Norway's Norske Skog - the world's second biggest producer of newsprint - said one of its two paper machines at the Tasman Mill at Kawerau would close as of today (Wednesday) with the loss of 110 jobs.
The company first announced its intention to shut one machine last September, following a review of its newsprint capacity in Australasia.
The remaining Tasman machine will continue to produce newsprint predominantly for the New Zealand and Australian markets, Norske Skog said in a statement.
Over the last four months, management had worked closely with employees, unions and other stakeholders on the detailed closure arrangements, including a mill-wide restructuring programme, the company said.
"As a result of these discussions and significant redeployment within the mill, the final number of redundancies will be around 110, compared to the previous media reports of 130," it said.
The redundancies would occur over the next three to four months.

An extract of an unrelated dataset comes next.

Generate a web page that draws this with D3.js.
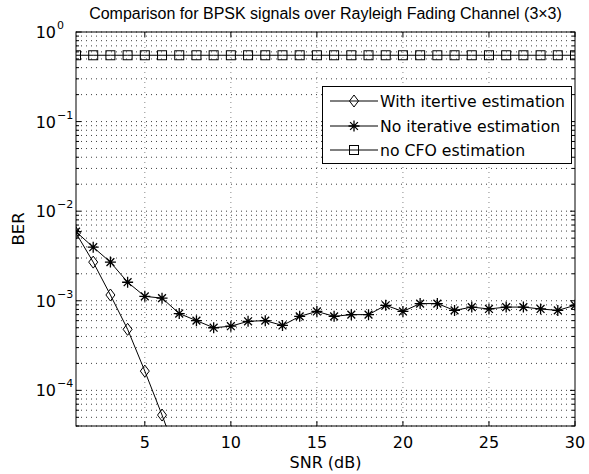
<!DOCTYPE html>
<html><head><meta charset="utf-8">
<script src="https://cdn.jsdelivr.net/npm/d3@7"></script>
<style>body{margin:0;background:#fff}svg{display:block}text{font-family:"DejaVu Sans",Arial,Helvetica,sans-serif;fill:#000}</style>
</head><body>
<script>
const snr = d3.range(1, 31);
const withIter = [5.7e-3, 2.7e-3, 1.16e-3, 4.8e-4, 1.64e-4, 5.3e-5, 1.6e-5];
const noIter = [5.9e-3, 3.96e-3, 2.7e-3, 1.61e-3, 1.12e-3, 1.07e-3, 7.2e-4, 6.0e-4, 5.0e-4, 5.2e-4,
  5.9e-4, 6.0e-4, 5.3e-4, 6.7e-4, 7.6e-4, 6.7e-4, 7.0e-4, 7.0e-4, 8.9e-4, 7.6e-4,
  9.3e-4, 9.3e-4, 7.8e-4, 8.5e-4, 8.1e-4, 8.5e-4, 8.5e-4, 8.1e-4, 7.8e-4, 8.9e-4];
const noCFO = snr.map(() => 0.55);
const xTicks = [5, 10, 15, 20, 25, 30];
const yDecades = [-4, -3, -2, -1, 0];
const seriesNames = ["With itertive estimation", "No iterative estimation", "no CFO estimation"];
const titleText = "Comparison for BPSK signals over Rayleigh Fading Channel (3\u00d73)";

const W = 589, H = 474;
const L = 76, R = 575, T = 32, B = 426;
const svg = d3.select("body").append("svg").attr("width", W).attr("height", H);
const x = d3.scaleLinear().domain([1, 30]).range([L, R]);
const y = d3.scaleLog().domain([4e-5, 1]).range([B, T]);

const logVals = [];
for (let e = -5; e <= 0; e++) for (let k = 1; k <= 9; k++) {
  const v = k * Math.pow(10, e);
  if (v >= 4e-5 * 0.999 && v <= 1.0001) logVals.push(v);
}
const g = svg.append("g");
g.selectAll("line.hg").data(logVals).join("line")
  .attr("x1", L).attr("x2", R).attr("y1", d => y(d)).attr("y2", d => y(d))
  .attr("stroke", "#000").attr("stroke-width", 1).attr("stroke-dasharray", "1,4").attr("opacity", 0.75);
g.selectAll("line.vg").data(xTicks.filter(t => t < 30)).join("line")
  .attr("x1", d => x(d)).attr("x2", d => x(d)).attr("y1", T).attr("y2", B)
  .attr("stroke", "#888").attr("stroke-width", 1).attr("stroke-dasharray", "1,4");

const tk = svg.append("g").attr("stroke", "#000").attr("stroke-width", 1);
xTicks.forEach(t => {
  tk.append("line").attr("x1", x(t)).attr("x2", x(t)).attr("y1", B).attr("y2", B - 5);
  tk.append("line").attr("x1", x(t)).attr("x2", x(t)).attr("y1", T).attr("y2", T + 5);
});
logVals.forEach(v => {
  const major = Math.abs(Math.log10(v) - Math.round(Math.log10(v))) < 1e-9;
  const len = major ? 5 : 3;
  tk.append("line").attr("x1", L).attr("x2", L + len).attr("y1", y(v)).attr("y2", y(v));
  tk.append("line").attr("x1", R).attr("x2", R - len).attr("y1", y(v)).attr("y2", y(v));
});

svg.append("g").selectAll("text").data(xTicks).join("text")
  .attr("x", d => x(d)).attr("y", 448).attr("text-anchor", "middle")
  .attr("font-size", 16).text(d => d);
const yl = svg.append("g");
yDecades.forEach(e => {
  yl.append("text").attr("x", 56).attr("y", y(Math.pow(10, e)) + 6)
    .attr("text-anchor", "end").attr("font-size", 16).text("10");
  yl.append("text").attr("x", 57).attr("y", y(Math.pow(10, e)) - 3)
    .attr("font-size", 11).text(e === 0 ? "0" : "\u2212" + (-e));
});
svg.append("text").attr("x", (L + R) / 2).attr("y", 468).attr("text-anchor", "middle")
  .attr("font-size", 16).text("SNR (dB)");
svg.append("text").attr("transform", `translate(24,${(T + B) / 2}) rotate(-90)`)
  .attr("text-anchor", "middle").attr("font-size", 16.5).text("BER");
svg.append("text").attr("x", (L + R) / 2).attr("y", 19).attr("text-anchor", "middle")
  .attr("font-size", 16).style("font-family", "'Liberation Sans', Arial, sans-serif").text(titleText);

svg.append("clipPath").attr("id", "clip").append("rect")
  .attr("x", L).attr("y", T).attr("width", R - L).attr("height", B - T);
const plot = svg.append("g").attr("clip-path", "url(#clip)");
const line = d3.line().x(d => x(d[0])).y(d => y(d[1]));

function diamond(sel, cx, cy) {
  sel.append("path").attr("d", `M${cx},${cy - 6}L${cx + 4.5},${cy}L${cx},${cy + 6}L${cx - 4.5},${cy}Z`)
    .attr("fill", "none").attr("stroke", "#000").attr("stroke-width", 1);
}
function square(sel, cx, cy) {
  sel.append("rect").attr("x", cx - 4.5).attr("y", cy - 4.5).attr("width", 9).attr("height", 9)
    .attr("fill", "none").attr("stroke", "#000").attr("stroke-width", 1);
}
function star(sel, cx, cy) {
  const r = 5.5, r2 = 3.9;
  let d = `M${cx - r},${cy}L${cx + r},${cy}M${cx},${cy - r}L${cx},${cy + r}`;
  d += `M${cx - r2},${cy - r2}L${cx + r2},${cy + r2}M${cx - r2},${cy + r2}L${cx + r2},${cy - r2}`;
  sel.append("path").attr("d", d).attr("stroke", "#000").attr("stroke-width", 1.3).attr("fill", "none");
}

const dW = withIter.map((v, i) => [snr[i], v]);
const dN = noIter.map((v, i) => [snr[i], v]);
const dC = noCFO.map((v, i) => [snr[i], v]);
[dW, dN, dC].forEach(d => plot.append("path").attr("d", line(d)).attr("fill", "none")
  .attr("stroke", "#000").attr("stroke-width", 1));
dC.forEach(d => square(plot, x(d[0]), y(d[1])));
dN.forEach(d => star(plot, x(d[0]), y(d[1])));
dW.forEach(d => diamond(plot, x(d[0]), y(d[1])));

svg.append("rect").attr("x", L).attr("y", T).attr("width", R - L).attr("height", B - T)
  .attr("fill", "none").attr("stroke", "#000").attr("stroke-width", 1);

const lg = svg.append("g");
lg.append("rect").attr("x", 322.5).attr("y", 86.5).attr("width", 249).attr("height", 77)
  .attr("fill", "#fff").attr("stroke", "#000").attr("stroke-width", 1);
const rows = [101, 126, 150];
const mk = [diamond, star, square];
seriesNames.forEach((n, i) => {
  lg.append("line").attr("x1", 330).attr("x2", 378).attr("y1", rows[i]).attr("y2", rows[i])
    .attr("stroke", "#000").attr("stroke-width", 1);
  mk[i](lg, 354, rows[i]);
  lg.append("text").attr("x", 380).attr("y", rows[i] + 5.5).attr("font-size", 15.7).text(n);
});
</script>
</body></html>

"As is widely understood, this decision has been brought about by global market forces within our industry and no-one is to blame,'' Peter McCarty, general manager of the Tasman Mill, said.
The second paper machine had operated successfully for over 50 years.
"The challenge for our mill and our remaining machine is to be a low cost producer of quality newsprint and we are well positioned to meet this challenge," he said.
"We will also be looking to successfully leverage off this base to seize new opportunities that will invariably come along in the future," he said.
A spokesmen for the the union covering the plant, the EPMU, declined to comment to APNZ on the machine's closure.
Norske Skog has the widest geographical spread of all the paper producers, with mills in 11 countries on all continents except Africa.